• Written instruction
Only the lines from the beginning of the entries through the one with "(rootTop) -- (rootBot);" should be written out, please, exactly and without any pictures.

• Stored rows
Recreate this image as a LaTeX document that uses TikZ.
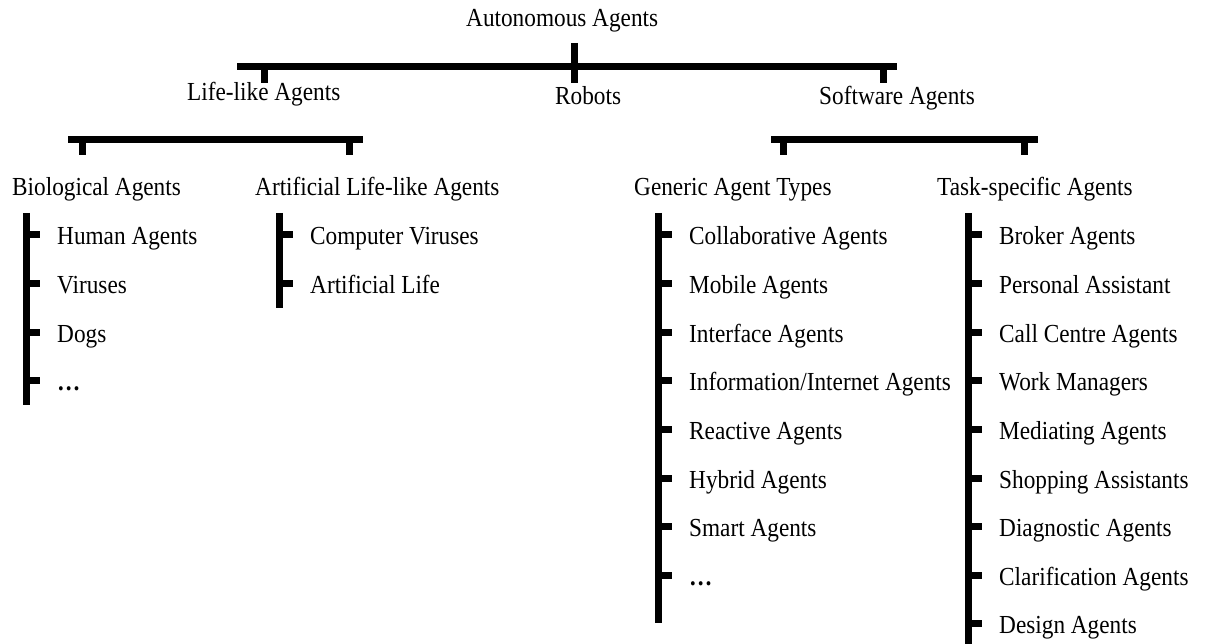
\documentclass[tikz,border=0pt]{standalone}
\usepackage{fontspec}
\setmainfont{Liberation Serif}[FakeStretch=0.895]
\begin{document}
\begin{tikzpicture}[x=1pt,y=-1pt,
  txt/.style={anchor=base west,inner sep=0pt,font=\fontsize{26}{31}\selectfont},
  bar/.style={line width=7pt,line cap=butt},
  tick/.style={line width=7pt,line cap=butt},
]
\useasboundingbox (0,0) rectangle (1205,644);

% ---- root level ----
\node[txt] (root) at (466,27) {Autonomous Agents};
\coordinate (rootTop) at (574,43);
\coordinate (rootL) at (237,66.5);
\coordinate (rootR) at (897,66.5);
\coordinate (rootBot) at (574,83);
\draw[bar] (rootL) -- (rootR);
\draw[tick] (rootTop) -- (rootBot);

\node[txt] (life) at (187,101) {Life-like Agents};
\node[txt] (robots) at (555,105) {Robots};
\node[txt] (soft) at (819,105) {Software Agents};
\coordinate (lifeUp) at (264.5,66.5);
\coordinate (lifeT) at (264.5,83);
\coordinate (softUp) at (883,66.5);
\coordinate (softT) at (883,83);
\draw[tick] (lifeUp) -- (lifeT);
\draw[tick] (softUp) -- (softT);

% ---- life-like branch ----
\coordinate (lbL) at (68,140);
\coordinate (lbR) at (363,140);
\draw[bar] (lbL) -- (lbR);
\coordinate (bioUp) at (82,140);   \coordinate (bioT) at (82,155);
\coordinate (artUp) at (349,140);  \coordinate (artT) at (349,155);
\draw[tick] (bioUp) -- (bioT);
\draw[tick] (artUp) -- (artT);
\node[txt] (bio) at (12,196) {Biological Agents};
\node[txt] (art) at (255,196) {Artificial Life-like Agents};

% ---- software branch ----
\coordinate (sbL) at (771,140);
\coordinate (sbR) at (1038,140);
\draw[bar] (sbL) -- (sbR);
\coordinate (genUp) at (783,140);  \coordinate (genT) at (783,155);
\coordinate (taskUp) at (1024,140); \coordinate (taskT) at (1024,155);
\draw[tick] (genUp) -- (genT);
\draw[tick] (taskUp) -- (taskT);
\node[txt] (gen) at (634,196) {Generic Agent Types};
\node[txt] (task) at (937,196) {Task-specific Agents};

% ---- lists: spine, stubs and item labels ----
\def\gap{48.6}
% biological
\coordinate (bioS) at (26.5,213); \coordinate (bioE) at (26.5,405);
\draw[tick] (bioS) -- (bioE);
\foreach \t [count=\i from 0] in {Human Agents,Viruses,Dogs,\textbf{…}}{
  \coordinate (bioK\i) at (26.5,235+\i*\gap);
  \coordinate (bioJ\i) at (40,235+\i*\gap);
  \draw[tick] (bioK\i) -- (bioJ\i);
  \node[txt] (bioI\i) at (57,245+\i*\gap) {\t};
}
% artificial life-like
\coordinate (artS) at (279,213); \coordinate (artE) at (279,308);
\draw[tick] (artS) -- (artE);
\foreach \t [count=\i from 0] in {Computer Viruses,Artificial Life}{
  \coordinate (artK\i) at (279,235+\i*\gap);
  \coordinate (artJ\i) at (292.5,235+\i*\gap);
  \draw[tick] (artK\i) -- (artJ\i);
  \node[txt] (artI\i) at (310,245+\i*\gap) {\t};
}
% generic agent types
\coordinate (genS) at (658,213); \coordinate (genE) at (658,623);
\draw[tick] (genS) -- (genE);
\foreach \t [count=\i from 0] in {Collaborative Agents,Mobile Agents,Interface Agents,Information/Internet Agents,Reactive Agents,Hybrid Agents,Smart Agents,\textbf{…}}{
  \coordinate (genK\i) at (658,235+\i*\gap);
  \coordinate (genJ\i) at (672,235+\i*\gap);
  \draw[tick] (genK\i) -- (genJ\i);
  \node[txt] (genI\i) at (689,245+\i*\gap) {\t};
}
% task-specific agents
\coordinate (taskS) at (968,213); \coordinate (taskE) at (968,650);
\draw[tick] (taskS) -- (taskE);
\foreach \t [count=\i from 0] in {Broker Agents,Personal Assistant,Call Centre Agents,Work Managers,Mediating Agents,Shopping Assistants,Diagnostic Agents,Clarification Agents,Design Agents}{
  \coordinate (taskK\i) at (968,235+\i*\gap);
  \coordinate (taskJ\i) at (982,235+\i*\gap);
  \draw[tick] (taskK\i) -- (taskJ\i);
  \node[txt] (taskI\i) at (999,245+\i*\gap) {\t};
}
\end{tikzpicture}
\end{document}
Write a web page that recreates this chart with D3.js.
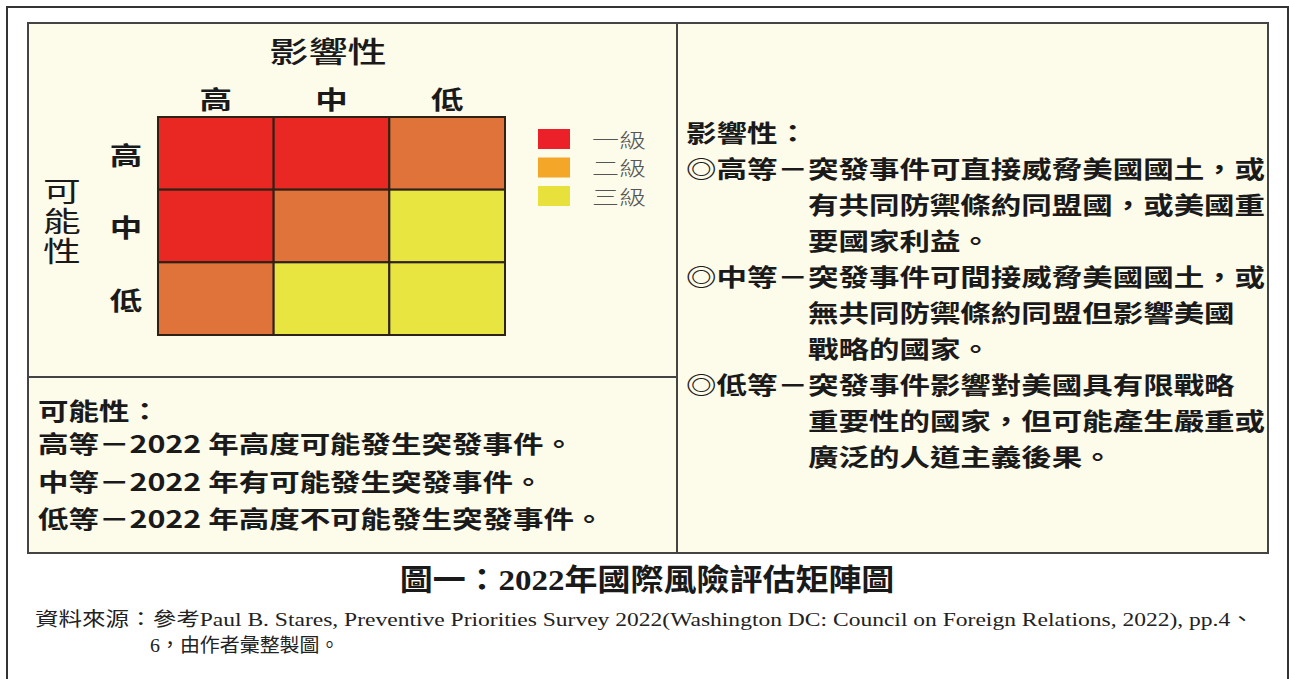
<!DOCTYPE html>
<html lang="zh-Hant">
<head>
<meta charset="UTF-8">
<title>2022年國際風險評估矩陣圖</title>
<script src="https://d3js.org/d3.v7.min.js"></script>
<style>
  body { margin: 0; background: #fff; }
</style>
</head>
<body>
<script>
// 矩陣資料
const impactLevels = ["高", "中", "低"];       // 影響性 (columns)
const likelihoodLevels = ["高", "中", "低"];   // 可能性 (rows)
const riskGrade = [[1, 1, 2], [1, 2, 3], [2, 3, 3]]; // 1 = 一級, 2 = 二級, 3 = 三級
const gradeLabels = ["一級", "二級", "三級"];
const cellColors = ["#e92823", "#e0733a", "#e8e440"];
const legendColors = ["#ec2028", "#f4a628", "#e8e13c"];

// 說明文字
const likelihoodTitle = "可能性：";
const likelihoodNotes = [
  "高等－2022 年高度可能發生突發事件。",
  "中等－2022 年有可能發生突發事件。",
  "低等－2022 年高度不可能發生突發事件。"
];
const impactTitle = "影響性：";
const impactNotes = [
  { head: "◎高等－", lines: ["突發事件可直接威脅美國國土，或", "有共同防禦條約同盟國，或美國重", "要國家利益。"] },
  { head: "◎中等－", lines: ["突發事件可間接威脅美國國土，或", "無共同防禦條約同盟但影響美國", "戰略的國家。"] },
  { head: "◎低等－", lines: ["突發事件影響對美國具有限戰略", "重要性的國家，但可能產生嚴重或", "廣泛的人道主義後果。"] }
];
const caption = "圖一：2022年國際風險評估矩陣圖";
const sourceLines = [
  "資料來源：參考Paul B. Stares, Preventive Priorities Survey 2022(Washington DC: Council on Foreign Relations, 2022), pp.4、",
  "6，由作者彙整製圖。"
];

const W = 1290, H = 679;
const CJK = '"Noto Sans CJK TC", "Noto Sans CJK SC", sans-serif';
const SERIF = '"Liberation Serif", "Noto Sans CJK TC", serif';

const svg = d3.select("body").append("svg")
  .attr("width", W)
  .attr("height", H);

// 文字輔助：水平拉寬，垂直置中
function label(x, y, str, size, opts = {}) {
  const t = svg.append("text")
    .attr("transform", `translate(${x},${y}) scale(${opts.sx || 1},1)`)
    .attr("dominant-baseline", "central")
    .attr("text-anchor", opts.anchor || "start")
    .attr("font-family", opts.family || CJK)
    .attr("font-size", size)
    .attr("font-weight", opts.weight || 400)
    .attr("fill", opts.fill || "#1a1a1a")
    .text(str);
  if (opts.fit) {
    const w = t.node().getComputedTextLength();
    t.attr("transform", `translate(${x},${y}) scale(${opts.fit / w},1)`);
  }
  return t;
}

// 外框
svg.append("path")
  .attr("d", `M7,${H} V7 H1288 V${H}`)
  .attr("fill", "none")
  .attr("stroke", "#333")
  .attr("stroke-width", 2);

// 內框
const box = { l: 28, t: 23, r: 1268, b: 553, mid: 677, split: 377 };
svg.append("rect")
  .attr("x", box.l).attr("y", box.t)
  .attr("width", box.r - box.l).attr("height", box.b - box.t)
  .attr("fill", "#fdfbea")
  .attr("stroke", "#444")
  .attr("stroke-width", 2);
svg.append("line")
  .attr("x1", box.mid).attr("x2", box.mid)
  .attr("y1", box.t).attr("y2", box.b)
  .attr("stroke", "#444").attr("stroke-width", 2);
svg.append("line")
  .attr("x1", box.l).attr("x2", box.mid)
  .attr("y1", box.split).attr("y2", box.split)
  .attr("stroke", "#444").attr("stroke-width", 2);

// 矩陣
const x = d3.scaleBand().domain(impactLevels).range([158, 505]);
const y = d3.scaleBand().domain(likelihoodLevels).range([117, 335]);
const color = d3.scaleOrdinal().domain([1, 2, 3]).range(cellColors);

const cells = [];
likelihoodLevels.forEach((r, i) => {
  impactLevels.forEach((c, j) => cells.push({ row: r, col: c, grade: riskGrade[i][j] }));
});

svg.append("g").selectAll("rect")
  .data(cells)
  .join("rect")
  .attr("x", d => x(d.col))
  .attr("y", d => y(d.row))
  .attr("width", x.bandwidth())
  .attr("height", y.bandwidth())
  .attr("fill", d => color(d.grade))
  .attr("stroke", "#2e2116")
  .attr("stroke-width", 2);

// 軸標題與刻度
label(328, 50, "影響性", 29, { anchor: "middle", sx: 1.35, weight: 500 });
impactLevels.forEach(c => label(x(c) + x.bandwidth() / 2, 98, c, 25, { anchor: "middle", sx: 1.3, weight: 700 }));
likelihoodLevels.forEach(r => label(126, y(r) + y.bandwidth() / 2, r, 25, { anchor: "middle", sx: 1.3, weight: 700 }));

// 直排「可能性」：一個 text，逐字換行
const vt = label(62, 189, "", 28, { anchor: "middle", sx: 1.35 });
vt.selectAll("tspan")
  .data(Array.from("可能性"))
  .join("tspan")
  .attr("x", 0)
  .attr("dy", (d, i) => i ? 30 : 0)
  .text(d => d);

// 圖例
gradeLabels.forEach((g, i) => {
  const ly = 129 + i * 28.5;
  svg.append("rect")
    .attr("x", 538).attr("y", ly)
    .attr("width", 32).attr("height", 20)
    .attr("fill", legendColors[i]);
  label(592, ly + 10, g, 20, { sx: 1.35, weight: 300, fill: "#555" });
});

// 可能性說明
const bodySize = 24, bodySx = 1.27;
label(38, 410, likelihoodTitle, bodySize, { sx: bodySx, weight: 700 });
likelihoodNotes.forEach((s, i) => label(38, 443 + i * 37.5, s, bodySize, { sx: bodySx, weight: 700 }));

// 影響性說明
label(686, 132, impactTitle, bodySize, { sx: bodySx, weight: 700 });
let li = 1;
impactNotes.forEach(n => {
  label(686, 132 + li * 35.9, n.head, bodySize, { sx: bodySx, weight: 700 });
  n.lines.forEach(s => {
    label(808, 132 + li * 35.9, s, bodySize, { sx: bodySx, weight: 700 });
    li++;
  });
});

// 圖題與資料來源
label(647, 580, caption, 30, { anchor: "middle", family: SERIF, weight: 700, sx: 1.1 });
label(35, 620, sourceLines[0], 19, { family: SERIF, fill: "#222", fit: 1220 });
label(150, 646, sourceLines[1], 19, { family: SERIF, fill: "#222", sx: 1.05 });
</script>
</body>
</html>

• Response
Recreate this image as a LaTeX document that uses TikZ.
\documentclass[tikz,border=0pt]{standalone}
\usepackage{fontspec}
\setmainfont{Liberation Serif}[FakeStretch=0.895]
\begin{document}
\begin{tikzpicture}[x=1pt,y=-1pt,
  txt/.style={anchor=base west,inner sep=0pt,font=\fontsize{26}{31}\selectfont},
  bar/.style={line width=7pt,line cap=butt},
  tick/.style={line width=7pt,line cap=butt},
]
\useasboundingbox (0,0) rectangle (1205,644);

% ---- root level ----
\node[txt] (root) at (466,27) {Autonomous Agents};
\coordinate (rootTop) at (574,43);
\coordinate (rootL) at (237,66.5);
\coordinate (rootR) at (897,66.5);
\coordinate (rootBot) at (574,83);
\draw[bar] (rootL) -- (rootR);
\draw[tick] (rootTop) -- (rootBot);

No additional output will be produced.